Essa história será contada em outro capítulo.
 
 Citado na matéria, o
economista Rubens Novaes, enviou carta a Veja esclarecendo todos esses pontos. A
carta jamais foi publicada. Ele limitou-se a enviar cópias para alguns
jornalistas.
 
 Longe de mim afirmar que não houve irregularidade, que
Cacciola era inocente, ou mesmo colocar a mão no fogo por Chico Lopes.

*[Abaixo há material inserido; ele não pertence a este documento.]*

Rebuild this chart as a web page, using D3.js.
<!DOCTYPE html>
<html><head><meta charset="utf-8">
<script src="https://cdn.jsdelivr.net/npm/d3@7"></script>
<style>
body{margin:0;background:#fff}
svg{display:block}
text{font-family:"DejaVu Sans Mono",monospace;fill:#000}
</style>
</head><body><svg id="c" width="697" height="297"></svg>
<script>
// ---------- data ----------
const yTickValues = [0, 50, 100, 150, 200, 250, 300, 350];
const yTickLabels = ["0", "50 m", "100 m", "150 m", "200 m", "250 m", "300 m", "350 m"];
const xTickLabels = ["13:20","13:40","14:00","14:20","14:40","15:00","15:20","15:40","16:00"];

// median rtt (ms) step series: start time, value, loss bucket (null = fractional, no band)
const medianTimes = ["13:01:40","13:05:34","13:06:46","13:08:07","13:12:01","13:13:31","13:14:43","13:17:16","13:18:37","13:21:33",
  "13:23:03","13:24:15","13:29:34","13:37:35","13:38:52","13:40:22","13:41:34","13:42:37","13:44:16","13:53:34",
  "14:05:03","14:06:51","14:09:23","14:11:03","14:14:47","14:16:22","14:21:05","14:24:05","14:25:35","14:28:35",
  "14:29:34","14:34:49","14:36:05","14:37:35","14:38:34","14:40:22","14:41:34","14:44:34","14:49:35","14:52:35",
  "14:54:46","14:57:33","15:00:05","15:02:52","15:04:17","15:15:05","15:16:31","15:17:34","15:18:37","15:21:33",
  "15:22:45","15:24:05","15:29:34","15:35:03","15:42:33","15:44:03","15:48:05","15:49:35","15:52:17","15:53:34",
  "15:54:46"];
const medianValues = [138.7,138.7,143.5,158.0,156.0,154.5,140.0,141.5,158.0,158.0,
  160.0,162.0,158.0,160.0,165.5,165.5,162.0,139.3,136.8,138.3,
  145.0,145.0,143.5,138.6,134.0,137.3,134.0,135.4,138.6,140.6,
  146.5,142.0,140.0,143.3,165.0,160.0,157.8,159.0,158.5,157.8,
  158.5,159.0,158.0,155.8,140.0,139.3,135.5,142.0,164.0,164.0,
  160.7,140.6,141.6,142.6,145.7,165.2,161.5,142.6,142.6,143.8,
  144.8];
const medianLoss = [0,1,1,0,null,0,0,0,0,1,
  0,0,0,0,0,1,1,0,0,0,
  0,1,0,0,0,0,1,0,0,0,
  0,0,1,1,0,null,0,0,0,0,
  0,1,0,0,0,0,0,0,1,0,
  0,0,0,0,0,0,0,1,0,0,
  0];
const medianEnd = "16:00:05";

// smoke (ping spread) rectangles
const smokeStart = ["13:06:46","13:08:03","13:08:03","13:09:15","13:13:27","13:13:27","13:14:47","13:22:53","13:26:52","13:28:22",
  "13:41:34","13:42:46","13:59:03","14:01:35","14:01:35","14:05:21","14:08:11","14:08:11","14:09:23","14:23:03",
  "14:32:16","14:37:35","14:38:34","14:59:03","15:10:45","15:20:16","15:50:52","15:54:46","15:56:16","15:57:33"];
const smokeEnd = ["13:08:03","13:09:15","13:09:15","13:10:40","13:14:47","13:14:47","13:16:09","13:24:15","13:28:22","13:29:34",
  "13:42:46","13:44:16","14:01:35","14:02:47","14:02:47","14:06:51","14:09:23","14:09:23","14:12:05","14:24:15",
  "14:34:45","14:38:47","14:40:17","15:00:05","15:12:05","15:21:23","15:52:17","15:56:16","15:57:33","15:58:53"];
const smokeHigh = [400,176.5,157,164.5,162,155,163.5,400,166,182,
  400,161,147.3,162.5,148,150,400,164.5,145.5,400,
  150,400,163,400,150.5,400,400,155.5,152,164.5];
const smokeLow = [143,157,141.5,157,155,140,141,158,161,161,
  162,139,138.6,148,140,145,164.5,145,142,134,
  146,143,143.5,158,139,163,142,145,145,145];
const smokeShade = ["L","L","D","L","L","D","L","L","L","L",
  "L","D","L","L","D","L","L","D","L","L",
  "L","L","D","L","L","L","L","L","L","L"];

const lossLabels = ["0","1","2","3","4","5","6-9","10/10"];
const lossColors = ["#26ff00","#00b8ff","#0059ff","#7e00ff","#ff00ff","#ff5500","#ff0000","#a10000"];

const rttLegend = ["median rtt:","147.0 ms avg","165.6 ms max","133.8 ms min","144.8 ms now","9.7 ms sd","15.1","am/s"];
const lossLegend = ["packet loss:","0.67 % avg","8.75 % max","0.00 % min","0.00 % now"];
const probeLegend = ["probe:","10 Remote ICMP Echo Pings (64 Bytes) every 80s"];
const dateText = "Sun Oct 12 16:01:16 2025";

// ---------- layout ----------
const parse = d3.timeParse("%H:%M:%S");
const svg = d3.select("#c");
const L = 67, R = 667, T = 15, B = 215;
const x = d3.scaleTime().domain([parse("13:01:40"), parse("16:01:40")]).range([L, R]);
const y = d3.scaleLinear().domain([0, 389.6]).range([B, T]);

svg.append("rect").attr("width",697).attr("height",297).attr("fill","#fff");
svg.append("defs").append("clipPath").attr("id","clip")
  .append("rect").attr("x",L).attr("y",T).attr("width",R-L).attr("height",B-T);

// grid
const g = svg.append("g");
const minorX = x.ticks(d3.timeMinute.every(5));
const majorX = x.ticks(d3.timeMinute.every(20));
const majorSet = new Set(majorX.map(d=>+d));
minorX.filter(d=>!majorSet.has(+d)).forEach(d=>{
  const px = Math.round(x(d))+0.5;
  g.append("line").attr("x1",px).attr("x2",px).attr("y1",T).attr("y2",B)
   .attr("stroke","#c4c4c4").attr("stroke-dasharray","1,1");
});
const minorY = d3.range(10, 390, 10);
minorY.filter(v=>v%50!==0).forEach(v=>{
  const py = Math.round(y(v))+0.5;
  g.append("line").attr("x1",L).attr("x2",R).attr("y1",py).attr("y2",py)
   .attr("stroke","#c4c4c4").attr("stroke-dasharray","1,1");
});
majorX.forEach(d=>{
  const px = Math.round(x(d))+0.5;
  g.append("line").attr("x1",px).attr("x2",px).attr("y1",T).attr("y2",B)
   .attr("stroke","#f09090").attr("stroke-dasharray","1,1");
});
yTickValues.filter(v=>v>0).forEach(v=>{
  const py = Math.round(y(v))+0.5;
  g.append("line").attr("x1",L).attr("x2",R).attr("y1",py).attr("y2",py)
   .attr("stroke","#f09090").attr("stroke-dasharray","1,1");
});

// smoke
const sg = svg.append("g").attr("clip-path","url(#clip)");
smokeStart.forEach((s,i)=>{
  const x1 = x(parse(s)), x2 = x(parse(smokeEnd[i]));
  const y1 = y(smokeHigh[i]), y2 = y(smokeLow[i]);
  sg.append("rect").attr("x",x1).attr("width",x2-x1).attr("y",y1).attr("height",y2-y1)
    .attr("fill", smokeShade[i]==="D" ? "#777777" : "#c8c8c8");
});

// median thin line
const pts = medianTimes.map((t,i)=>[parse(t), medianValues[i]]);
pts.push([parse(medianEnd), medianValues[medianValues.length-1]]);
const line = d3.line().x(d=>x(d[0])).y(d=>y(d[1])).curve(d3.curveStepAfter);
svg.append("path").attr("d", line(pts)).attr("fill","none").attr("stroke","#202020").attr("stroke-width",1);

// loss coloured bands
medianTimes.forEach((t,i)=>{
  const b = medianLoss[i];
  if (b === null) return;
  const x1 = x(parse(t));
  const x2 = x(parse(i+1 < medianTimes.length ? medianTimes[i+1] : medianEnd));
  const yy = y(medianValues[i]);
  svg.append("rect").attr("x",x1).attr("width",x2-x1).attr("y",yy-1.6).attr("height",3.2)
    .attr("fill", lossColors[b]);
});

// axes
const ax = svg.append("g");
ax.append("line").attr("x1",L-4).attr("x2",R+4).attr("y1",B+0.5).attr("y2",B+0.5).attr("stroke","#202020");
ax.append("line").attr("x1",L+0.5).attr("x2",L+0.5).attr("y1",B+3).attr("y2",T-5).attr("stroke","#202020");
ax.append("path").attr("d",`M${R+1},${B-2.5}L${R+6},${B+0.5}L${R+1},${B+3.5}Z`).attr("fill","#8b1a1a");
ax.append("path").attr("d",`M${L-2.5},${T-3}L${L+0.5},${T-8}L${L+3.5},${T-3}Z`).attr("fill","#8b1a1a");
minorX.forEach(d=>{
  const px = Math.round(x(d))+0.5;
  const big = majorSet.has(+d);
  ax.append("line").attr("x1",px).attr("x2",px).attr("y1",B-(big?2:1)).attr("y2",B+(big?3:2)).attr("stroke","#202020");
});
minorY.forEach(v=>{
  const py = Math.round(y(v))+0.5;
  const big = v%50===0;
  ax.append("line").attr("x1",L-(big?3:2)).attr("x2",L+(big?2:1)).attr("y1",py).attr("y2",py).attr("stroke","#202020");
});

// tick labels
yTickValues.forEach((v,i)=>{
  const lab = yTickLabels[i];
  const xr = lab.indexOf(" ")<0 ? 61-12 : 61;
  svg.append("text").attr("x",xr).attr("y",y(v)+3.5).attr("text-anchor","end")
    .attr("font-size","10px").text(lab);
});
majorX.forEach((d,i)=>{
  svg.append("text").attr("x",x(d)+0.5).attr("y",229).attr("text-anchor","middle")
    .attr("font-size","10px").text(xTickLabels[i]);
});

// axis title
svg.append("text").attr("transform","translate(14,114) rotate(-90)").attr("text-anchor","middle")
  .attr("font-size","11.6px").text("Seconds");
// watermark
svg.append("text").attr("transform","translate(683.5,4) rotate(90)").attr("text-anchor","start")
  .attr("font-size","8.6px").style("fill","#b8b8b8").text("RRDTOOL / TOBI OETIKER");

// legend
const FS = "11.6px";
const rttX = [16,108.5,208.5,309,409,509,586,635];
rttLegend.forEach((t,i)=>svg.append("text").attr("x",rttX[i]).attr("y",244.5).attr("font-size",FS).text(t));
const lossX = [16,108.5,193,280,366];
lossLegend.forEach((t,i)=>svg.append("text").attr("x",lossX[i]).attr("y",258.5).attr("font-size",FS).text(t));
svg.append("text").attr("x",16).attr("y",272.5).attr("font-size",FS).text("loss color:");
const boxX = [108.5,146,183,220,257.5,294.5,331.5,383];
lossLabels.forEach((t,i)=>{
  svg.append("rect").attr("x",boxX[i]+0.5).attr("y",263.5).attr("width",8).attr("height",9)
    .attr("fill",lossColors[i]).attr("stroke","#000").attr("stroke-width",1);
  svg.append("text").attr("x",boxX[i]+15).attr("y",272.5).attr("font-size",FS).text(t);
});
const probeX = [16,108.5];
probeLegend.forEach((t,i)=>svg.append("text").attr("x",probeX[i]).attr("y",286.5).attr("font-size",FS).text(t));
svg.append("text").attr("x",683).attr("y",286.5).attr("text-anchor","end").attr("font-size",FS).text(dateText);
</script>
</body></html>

Na época,
mesmo, divulguei indícios fortes de que Cacciola tinha, no mínimo, alguém que
lhe passava informações sobre as taxas de juros praticadas pelo Central – e até
sugeri a metodologia para identificar essa prática de "insider".
 
 Mas
era evidente que toda a matéria de Veja se constituía em ficção ampla.

 
 Anote esse exemplo porque, longe de se constituir em exceção, refletia
um padrão de "jornalismo" presente em todas as coberturas bombásticas da
revista.
 
 Na era Eurípedes-Sabino, Policarpo, repórter de escândalos,
freqüentador, como jornalista, do submundo dos lobbies de Brasília, tornou-se
diretor da sucursal da revista. E se tornaria o autor das capas mais
rocambolescas da cobertura do "mensalão".

 
 Coube a ele divulgar o vídeo em que o funcionário dos Correios,
Mauricio Marinho, aceitou a propina de R$ 3 mil. E que deflagrou a campanha do
"mensalão".
 
 Mas isso é tema para outro capítulo.